Appeals court backs Wal-Mart on barring stockholder proposal

Wal-Mart Stores Inc. can omit a shareholder proposal related to board oversight of what products the retailer sells, the U.S. Court of Appeals for the 3rd Circuit ruled Tuesday.

An opinion on the case, which pitted Wal-Mart against New York's Trinity Wall Street Church, will be filed at a later date. The Philadelphia-based court issued its ruling before the deadline today that was requested by Wal-Mart, which needs to print and distribute its proxy statement in advance of its June 5 shareholders meeting in Fayetteville.

Trinity, which originally submitted its proposal for the 2014 shareholders meeting, has the option of seeking a review and filing a petition for rehearing. A request for review would have to be filed within 14 days of the ruling, and the church said in a statement that it is considering its options.

Wal-Mart was fighting the proposal on the grounds that it interfered with day-to-day business operations.

"The 3rd Circuit reached the right decision in reversing the district court's ruling," Wal-Mart spokesman Randy Hargrove said. "We appreciate the court's quick consideration of the issues."

Attorneys for Trinity and Wal-Mart presented oral arguments during an April 8 hearing that lasted a little more than an hour.

Trinity argued that it wasn't telling Wal-Mart what it could or couldn't sell, but was asking the board of directors to take more oversight of products that could be viewed as a danger to the public or a risk to the retailer's global reputation. Those concerns are what prompted Trinity to submit a shareholder proposal in 2013 related to sales of certain items, including rifles with magazines that hold 10 or more rounds.

"We are disappointed with the ruling, but pleased that we have been able to draw attention to an important issue of corporate governance and social responsibility," Trinity said in a statement. "Companies are increasingly recognizing that their commitment to the welfare of their communities is deeply interconnected with shareholder value. We will continue to challenge the management and boards of the companies in which we invest to make social responsibility and respect for the dignity of each individual a real and integral part of their corporate mission, and are grateful for the support and encouragement our efforts have received."

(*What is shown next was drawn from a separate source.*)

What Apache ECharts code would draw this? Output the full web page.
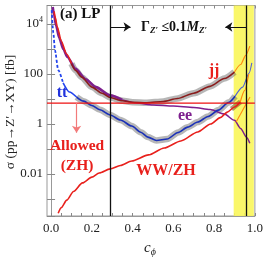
<!DOCTYPE html>
<html><head><meta charset="utf-8">
<script src="https://cdn.jsdelivr.net/npm/echarts@6/dist/echarts.min.js"></script>
<style>html,body{margin:0;padding:0;background:#fff}#c{width:266px;height:266px}</style>
</head><body><div id="c"></div>
<script>
// ---- data (c_phi, sigma [fb]) ----
const xTickLabels = [0, 0.2, 0.4, 0.6, 0.8, 1.0];
const xTickMarks = [0,0.05,0.1,0.15,0.2,0.25,0.3,0.35,0.4,0.45,0.5,0.55,0.6,0.65,0.7,0.75,0.8,0.85,0.9,0.95,1.0];
const yTickLabels = {'4':'10^4','2':'100','0':'1','-2':'0.01'};

const eeTop = [[0.008,4.8e4],[0.015,2.2e4],[0.025,8.5e3],[0.04,2.8e3],[0.06,1e3],[0.08,480],[0.12,160],[0.17,62],[0.22,30],[0.29,14],[0.35,9.2]];
const eeRest = [[0.35,9.2],[0.42,7],[0.5,5.8],[0.6,5.2],[0.7,4.6],[0.78,3.8],[0.85,2.5],[0.9,1.4],[0.93,0.66],[0.96,0.29],[0.975,0.17]];

const jjTop = [[0.015,3.2e4],[0.02,1.9e4],[0.03,8e3],[0.05,2.1e3],[0.075,650],[0.1,260]];
const jjBand = [[0.1,260],[0.12,140],[0.15,75],[0.2,30],[0.25,17],[0.29,11.5],[0.35,8.5],[0.4,7.4],[0.47,7.1],[0.55,8],[0.62,10.5],[0.7,17],[0.78,32],[0.85,66],[0.9,120]];
const jjEnd = [[0.9,120],[0.93,240],[0.955,560],[0.975,1300]];

const ttDash = [[0.003,3.6e4],[0.011,4.4e3],[0.019,900],[0.035,145],[0.059,44]];
const ttTop = [[0.059,44],[0.09,19],[0.125,12]];
const ttBand = [[0.125,12],[0.16,8.2],[0.2,5.5],[0.24,3.7],[0.29,2.3],[0.34,1.45],[0.396,0.83],[0.44,0.47],[0.475,0.3],[0.517,0.22],[0.57,0.25],[0.623,0.46],[0.67,0.75],[0.72,1.2],[0.77,2],[0.821,3.6],[0.87,7.2],[0.903,13]];
const ttEnd = [[0.903,13],[0.94,30],[0.972,110],[0.985,280]];

const wwMain = [[0.035,2.7e-4],[0.05,4.5e-4],[0.077,9e-4],[0.11,2e-3],[0.154,4.4e-3],[0.2,7.5e-3],[0.236,0.011],[0.29,0.016],[0.34,0.022],[0.396,0.033],[0.478,0.058],[0.555,0.11],[0.637,0.21],[0.72,0.48],[0.783,1],[0.83,1.8],[0.865,3],[0.9,4.8],[0.928,7.5]];
const wwBand = [[0.885,4],[0.93,7.7]];
const wwEnd = [[0.928,7.5],[0.95,22],[0.97,100]];
const zhEnd = [[0.908,1.2],[0.976,12]];

const limitLine = [[-0.02,6.9],[1.0,6.9]];
const allowedArrow = [6.9, 0.45];
const allowedC = 0.125;
const widthLineC = 0.29;
const bandC = [0.896, 0.995];
const rightLineC = 0.96;
const arrowSigma = 7.6e3;
const arrowRightEnd = 0.39;
const arrowLeftEnd = 0.855;

const SERIF = '"Liberation Serif","DejaVu Serif",serif';
const RED = '#e8201c', PURPLE = '#7e1f8e', BLUE = '#2244ee', DBLUE = '#1a30b8', DRED = '#8a1c1c', ORANGE = '#ff8a10', GRAYB = 'rgba(95,95,95,0.45)';

function line(data, color, width, extra) {
  return Object.assign({type:'line', data:data, symbol:'none', smooth:0.25, smoothMonotone:'x', silent:true,
    lineStyle:{color:color, width:width}, z:3}, extra||{});
}
function mline(pairs, color, width, z, arrow) {
  return {type:'line', data:[], silent:true, z:z||4,
    markLine:{silent:true, label:{show:false}, symbol: arrow ? ['none','arrow'] : 'none', symbolSize:7, animation:false,
      itemStyle:{color:color},
      lineStyle:{color:color, width:width, type:'solid'}, data:pairs}};
}

const series = [
  {type:'line', data:[], silent:true, z:1,
    markArea:{silent:true, itemStyle:{color:'#f9f65a', opacity:0.9},
      data:[[{xAxis:bandC[0]},{xAxis:bandC[1]}]]}},
  mline([{xAxis:widthLineC},{xAxis:rightLineC}], '#111', 1.3, 2, false),
  line(jjBand, GRAYB, 6.5, {z:2}),
  line(ttBand, GRAYB, 6.5, {z:2}),
  line(wwBand, 'rgba(110,100,40,0.6)', 5, {z:2}),
  line(eeTop, PURPLE, 2.6),
  line(eeRest, PURPLE, 1.5),
  line(jjTop, RED, 1.6),
  line(jjBand, DRED, 1.6),
  line(jjEnd, ORANGE, 1.2),
  line(ttDash, BLUE, 1.8, {lineStyle:{color:BLUE, width:1.8, type:[3,2]}}),
  line(ttTop, BLUE, 1.6),
  line(ttBand, DBLUE, 1.6),
  line(ttEnd, '#5060d8', 1.1),
  line(wwMain, RED, 1.6),
  line(wwEnd, ORANGE, 1.2),
  line(zhEnd, ORANGE, 1.1),
  line(limitLine, '#ee1111', 1.3, {smooth:false, z:4}),
  mline([[{coord:[allowedC, allowedArrow[0]]},{coord:[allowedC, allowedArrow[1]]}]], '#f27a7a', 1.2, 4, true),
  mline([[{coord:[widthLineC, arrowSigma]},{coord:[arrowRightEnd, arrowSigma]}],
         [{coord:[rightLineC, arrowSigma]},{coord:[arrowLeftEnd, arrowSigma]}]], '#111', 1, 4, true)
];

const option = {
  animation:false,
  grid:{left:47, top:5.5, right:8, bottom:50, show:true, borderColor:'#999', borderWidth:1},
  xAxis:[
    {type:'value', min:-0.02, max:1.0, splitLine:{show:false},
      axisLine:{show:true, lineStyle:{color:'#999'}},
      axisTick:{show:true, inside:true, length:3, customValues:xTickMarks, lineStyle:{color:'#888'}},
      axisLabel:{customValues:xTickLabels, formatter:v=>v.toFixed(1), fontFamily:SERIF, fontSize:13, color:'#222', margin:6}},
    {type:'value', min:-0.02, max:1.0, position:'top', splitLine:{show:false},
      axisLine:{show:true, lineStyle:{color:'#999'}},
      axisTick:{show:true, inside:true, length:3, customValues:xTickMarks, lineStyle:{color:'#888'}},
      axisLabel:{show:false}}
  ],
  yAxis:[
    {type:'log', logBase:10, min:2.09e-4, max:5.5e4, splitNumber:5, splitLine:{show:false},
      axisLine:{show:true, lineStyle:{color:'#999'}},
      axisTick:{show:true, inside:true, length:4, lineStyle:{color:'#888'}},
      axisLabel:{fontFamily:SERIF, fontSize:13, color:'#222', margin:4,
        formatter:function(v){
          const e = Math.log10(v), r = Math.round(e);
          if (Math.abs(e-r) > 1e-6) return '';
          const t = yTickLabels[String(r)];
          if (!t) return '';
          if (t === '10^4') return '{b|10}{s|4}';
          return t;
        },
        rich:{b:{fontFamily:SERIF, fontSize:13, color:'#222'}, s:{fontFamily:SERIF, fontSize:8, color:'#222', padding:[0,0,8,0]}}}},
    {type:'log', logBase:10, min:2.09e-4, max:5.5e4, splitNumber:5, position:'right', splitLine:{show:false},
      axisLine:{show:true, lineStyle:{color:'#999'}},
      axisTick:{show:true, inside:true, length:4, lineStyle:{color:'#888'}},
      axisLabel:{show:false}}
  ],
  series: series,
  graphic:[
    {type:'text', left:60, top:7, z:10, style:{text:'(a) LP', font:'bold 15px '+SERIF, fill:'#111'}},
    {type:'text', x:10, y:112, rotation:Math.PI/2, z:10,
      style:{text:'σ (pp→Z′→XY) [fb]', font:'13.5px '+SERIF, fill:'#222', align:'center', verticalAlign:'middle'}},
    {type:'text', x:150, y:248, z:10,
      style:{text:'{i|c}{s|ϕ}', align:'center', verticalAlign:'middle',
        rich:{i:{font:'italic 15px '+SERIF, fill:'#222'}, s:{font:'italic 10px '+SERIF, fill:'#222', padding:[8,0,0,0]}}}},
    {type:'text', x:141, y:27, z:10,
      style:{text:'{b|Γ}{sub|Z′}{b| ≤0.1}{bi|M}{sub|Z′}', verticalAlign:'middle',
        rich:{b:{font:'bold 14px '+SERIF, fill:'#111'}, bi:{font:'bold italic 14px '+SERIF, fill:'#111'},
              sub:{font:'bold italic 9px '+SERIF, fill:'#111', padding:[8,0,0,0]}}}},
    {type:'text', x:214, y:71, z:10, style:{text:'jj', font:'bold 16px '+SERIF, fill:RED, align:'center', verticalAlign:'middle'}},
    {type:'text', x:62, y:93, z:10, style:{text:'tt', font:'bold 16px '+SERIF, fill:'#2233dd', align:'center', verticalAlign:'middle'}},
    {type:'text', x:185, y:116, z:10, style:{text:'ee', font:'bold 16px '+SERIF, fill:PURPLE, align:'center', verticalAlign:'middle'}},
    {type:'text', x:166, y:171, z:10, style:{text:'WW/ZH', font:'bold 16px '+SERIF, fill:RED, align:'center', verticalAlign:'middle'}},
    {type:'text', x:77, y:146, z:10, style:{text:'Allowed', font:'bold 15.5px '+SERIF, fill:RED, align:'center', verticalAlign:'middle'}},
    {type:'text', x:77, y:166, z:10, style:{text:'(ZH)', font:'bold 15.5px '+SERIF, fill:RED, align:'center', verticalAlign:'middle'}}
  ]
};
const chart = echarts.init(document.getElementById('c'), null, {renderer:'canvas'});
chart.setOption(option);
</script></body></html>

Wal-Mart argued that allowing the proposal, which it said dealt with day-to-day business matters, would reverse 40 years of Securities and Exchange Commission guidance. Shareholders are not allowed to submit proposals related to general business operations of a company.

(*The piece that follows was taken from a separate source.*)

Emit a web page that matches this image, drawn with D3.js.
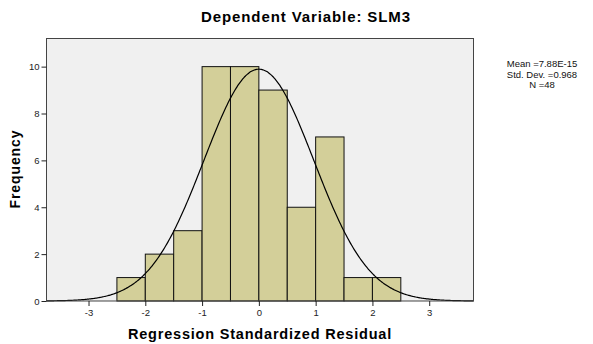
<!DOCTYPE html>
<html>
<head>
<meta charset="utf-8">
<script src="https://cdn.jsdelivr.net/npm/d3@7"></script>
<style>
  body { margin: 0; background: #fff; }
  text { font-family: "Liberation Sans", Arial, sans-serif; }
</style>
</head>
<body>
<div id="chart"></div>
<script>
// histogram bins (lower edge) and counts
var binStarts = [-2.5, -2, -1.5, -1, -0.5, 0, 0.5, 1, 1.5, 2];
var binWidth = 0.5;
var counts = [1, 2, 3, 10, 10, 9, 4, 7, 1, 1];
var xTicks = [-3, -2, -1, 0, 1, 2, 3];
var yTicks = [0, 2, 4, 6, 8, 10];
var statsLines = ["Mean =7.88E-15", "Std. Dev. =0.968", "N =48"];
var mean = 0, sd = 0.968, n = 48;

var W = 593, H = 344;
var plot = {left: 46.5, top: 38.5, right: 473.5, bottom: 301};

var svg = d3.select("#chart").append("svg")
    .attr("width", W)
    .attr("height", H);

var x = d3.scaleLinear().domain([-3.74, 3.78]).range([plot.left, plot.right]);
var y = d3.scaleLinear().domain([0, 11.2]).range([plot.bottom, plot.top]);

// plot background
svg.append("rect")
    .attr("x", plot.left).attr("y", plot.top)
    .attr("width", plot.right - plot.left)
    .attr("height", plot.bottom - plot.top)
    .style("fill", "#f0f0f0");

// bars
svg.selectAll("rect.bar")
    .data(counts)
    .enter().append("rect")
    .attr("class", "bar")
    .attr("x", function (d, i) { return x(binStarts[i]); })
    .attr("width", function (d, i) { return x(binStarts[i] + binWidth) - x(binStarts[i]); })
    .attr("y", function (d) { return y(d); })
    .attr("height", function (d) { return y(0) - y(d); })
    .style("fill", "#d3cf99")
    .style("stroke", "#111")
    .style("stroke-width", 1);

// normal curve from the stated mean / sd / N
var curvePts = d3.range(x.domain()[0], x.domain()[1] + 0.001, 0.02);
var line = d3.line()
    .x(function (d) { return x(d); })
    .y(function (d) {
        var z = (d - mean) / sd;
        return y(n * binWidth * Math.exp(-0.5 * z * z) / (sd * Math.sqrt(2 * Math.PI)));
    })
    .curve(d3.curveBasis);

svg.append("path")
    .datum(curvePts)
    .attr("d", line)
    .style("fill", "none")
    .style("stroke", "#000")
    .style("stroke-width", 1.2);

// frame
svg.append("rect")
    .attr("x", plot.left).attr("y", plot.top)
    .attr("width", plot.right - plot.left)
    .attr("height", plot.bottom - plot.top)
    .style("fill", "none")
    .style("stroke", "#444")
    .style("stroke-width", 1);

// axes (plain hyphen for negatives, like the original)
var xAxis = svg.append("g")
    .attr("transform", "translate(0," + plot.bottom + ")")
    .call(d3.axisBottom(x).tickValues(xTicks).tickSize(5).tickPadding(3)
        .tickFormat(function (d) { return String(d); }));
var yAxis = svg.append("g")
    .attr("transform", "translate(" + plot.left + ",0)")
    .call(d3.axisLeft(y).tickValues(yTicks).tickSize(5).tickPadding(2));

[xAxis, yAxis].forEach(function (g) {
    g.select(".domain").remove();
    g.selectAll(".tick line").style("stroke", "#222");
    g.selectAll(".tick text")
        .style("font-family", "'Liberation Sans', Arial, sans-serif")
        .style("font-size", "9.5px")
        .style("fill", "#222");
});

// title
svg.append("text")
    .attr("x", 306).attr("y", 22)
    .attr("text-anchor", "middle")
    .style("font-size", "15px")
    .style("letter-spacing", "0.9px")
    .style("font-weight", "bold")
    .text("Dependent Variable: SLM3");

// axis titles
svg.append("text")
    .attr("x", 260).attr("y", 339)
    .attr("text-anchor", "middle")
    .style("font-size", "14.5px")
    .style("letter-spacing", "0.8px")
    .style("font-weight", "bold")
    .text("Regression Standardized Residual");

svg.append("text")
    .attr("transform", "translate(20,169) rotate(-90)")
    .attr("text-anchor", "middle")
    .style("font-size", "14px")
    .style("letter-spacing", "0.9px")
    .style("font-weight", "bold")
    .text("Frequency");

// stats box
svg.selectAll("text.stat")
    .data(statsLines)
    .enter().append("text")
    .attr("class", "stat")
    .attr("x", 542)
    .attr("y", function (d, i) { return 67 + i * 10.5; })
    .attr("text-anchor", "middle")
    .style("font-size", "9.5px")
    .style("fill", "#111")
    .text(function (d) { return d; });
</script>
</body>
</html>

"The company has a very rigorous process for deciding which products to sell and where," Wal-Mart attorney Theodore J. Boutrous told the court, according to a transcript of last week's hearing. "So this is something that's usually done at the ground level in the management of the company. It's not a board decision, generally. This goes, selling products, goes to the heartland of ordinary business operations for the company."

A no-action letter from the Securities and Exchange Commission last year allowed Wal-Mart to exclude the proposal from its 2014 meeting. Trinity sued and a Delaware district court ruled that Wal-Mart had to put the matter to a vote. That decision came too late for the 2014 meeting and until the appellate court ruling, the company was faced with asking shareholders to vote on the proposal at its annual meeting.

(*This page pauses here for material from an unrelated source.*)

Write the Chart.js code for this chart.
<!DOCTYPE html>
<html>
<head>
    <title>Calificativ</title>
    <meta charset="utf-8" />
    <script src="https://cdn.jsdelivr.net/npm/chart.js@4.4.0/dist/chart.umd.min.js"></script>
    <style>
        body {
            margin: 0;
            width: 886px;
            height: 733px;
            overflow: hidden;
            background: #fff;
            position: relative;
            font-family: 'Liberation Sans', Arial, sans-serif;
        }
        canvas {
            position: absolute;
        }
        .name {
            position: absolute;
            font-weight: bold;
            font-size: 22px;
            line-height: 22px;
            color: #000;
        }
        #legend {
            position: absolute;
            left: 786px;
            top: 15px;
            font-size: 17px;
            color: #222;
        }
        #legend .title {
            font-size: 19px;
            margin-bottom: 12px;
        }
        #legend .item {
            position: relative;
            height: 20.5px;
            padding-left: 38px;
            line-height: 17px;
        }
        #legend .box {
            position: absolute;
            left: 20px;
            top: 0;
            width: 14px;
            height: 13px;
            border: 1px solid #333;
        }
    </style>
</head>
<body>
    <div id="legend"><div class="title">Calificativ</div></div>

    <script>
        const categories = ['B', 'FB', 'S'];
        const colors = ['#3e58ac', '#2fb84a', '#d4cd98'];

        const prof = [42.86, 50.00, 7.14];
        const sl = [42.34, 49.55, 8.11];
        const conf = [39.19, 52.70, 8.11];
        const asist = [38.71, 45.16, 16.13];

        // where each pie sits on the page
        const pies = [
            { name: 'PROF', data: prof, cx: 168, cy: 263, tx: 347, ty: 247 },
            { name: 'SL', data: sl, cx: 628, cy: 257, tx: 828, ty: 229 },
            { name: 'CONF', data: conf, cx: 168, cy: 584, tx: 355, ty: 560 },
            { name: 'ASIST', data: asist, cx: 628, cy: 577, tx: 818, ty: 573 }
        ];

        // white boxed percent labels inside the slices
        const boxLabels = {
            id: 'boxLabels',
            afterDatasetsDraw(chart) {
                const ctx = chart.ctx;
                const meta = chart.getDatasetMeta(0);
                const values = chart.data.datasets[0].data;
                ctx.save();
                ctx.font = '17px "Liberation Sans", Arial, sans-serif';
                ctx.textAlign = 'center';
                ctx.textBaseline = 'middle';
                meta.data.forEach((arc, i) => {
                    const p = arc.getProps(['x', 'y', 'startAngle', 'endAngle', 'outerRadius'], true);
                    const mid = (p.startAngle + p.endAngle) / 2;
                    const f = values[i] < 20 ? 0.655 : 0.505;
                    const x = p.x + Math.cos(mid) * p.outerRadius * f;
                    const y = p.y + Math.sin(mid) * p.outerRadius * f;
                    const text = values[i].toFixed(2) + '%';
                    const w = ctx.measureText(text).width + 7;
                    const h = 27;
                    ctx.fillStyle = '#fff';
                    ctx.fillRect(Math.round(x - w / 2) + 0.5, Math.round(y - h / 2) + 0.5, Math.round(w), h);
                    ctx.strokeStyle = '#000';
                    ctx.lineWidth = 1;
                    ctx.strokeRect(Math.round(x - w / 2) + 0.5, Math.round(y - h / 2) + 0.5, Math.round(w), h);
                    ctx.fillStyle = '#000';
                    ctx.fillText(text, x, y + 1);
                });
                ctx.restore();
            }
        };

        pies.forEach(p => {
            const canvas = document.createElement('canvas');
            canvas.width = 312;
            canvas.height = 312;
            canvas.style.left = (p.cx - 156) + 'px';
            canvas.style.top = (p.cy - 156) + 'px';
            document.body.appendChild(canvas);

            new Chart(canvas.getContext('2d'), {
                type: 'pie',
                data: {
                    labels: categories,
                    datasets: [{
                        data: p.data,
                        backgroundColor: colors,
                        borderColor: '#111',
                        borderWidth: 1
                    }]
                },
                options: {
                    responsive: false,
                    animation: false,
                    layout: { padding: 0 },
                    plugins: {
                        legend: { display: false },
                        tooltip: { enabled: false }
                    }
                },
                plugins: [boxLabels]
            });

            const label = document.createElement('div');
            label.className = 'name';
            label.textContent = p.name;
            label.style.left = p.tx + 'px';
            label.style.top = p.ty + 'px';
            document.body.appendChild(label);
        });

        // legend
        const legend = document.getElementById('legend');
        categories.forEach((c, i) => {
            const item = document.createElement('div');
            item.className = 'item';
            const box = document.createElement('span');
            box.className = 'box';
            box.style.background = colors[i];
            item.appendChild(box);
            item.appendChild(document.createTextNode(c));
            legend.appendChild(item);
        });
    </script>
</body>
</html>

Trinity argued it wasn't asking board members to decide on selling certain types of guns or other specific products. It was merely seeking more concrete guidelines and not attempting "micromanagement."

"It's clear Wal-Mart has policies in different directions," Trinity attorney Joel Friedlander argued, according to a transcript of the April 8 hearing. "Some might be store-to-store. Some might be company-wide. But it's unclear to what extent they're published or if they were ever reviewed by the board or adopted by the board or how they're formulated."

Wal-Mart has yet to reveal the number of shareholder proposals that will be considered at its 2015 meeting. Hargrove said the company didn't have a "firm number" as of Tuesday and that the deadline for including proposals is today.

At least five submitted proposals will not make the proxy. Some were withdrawn by the parties that submitted them after conversations with Wal-Mart, and others were allowed exclusions by the SEC.

"Until the deadline is reached, we're still in discussions," Hargrove said.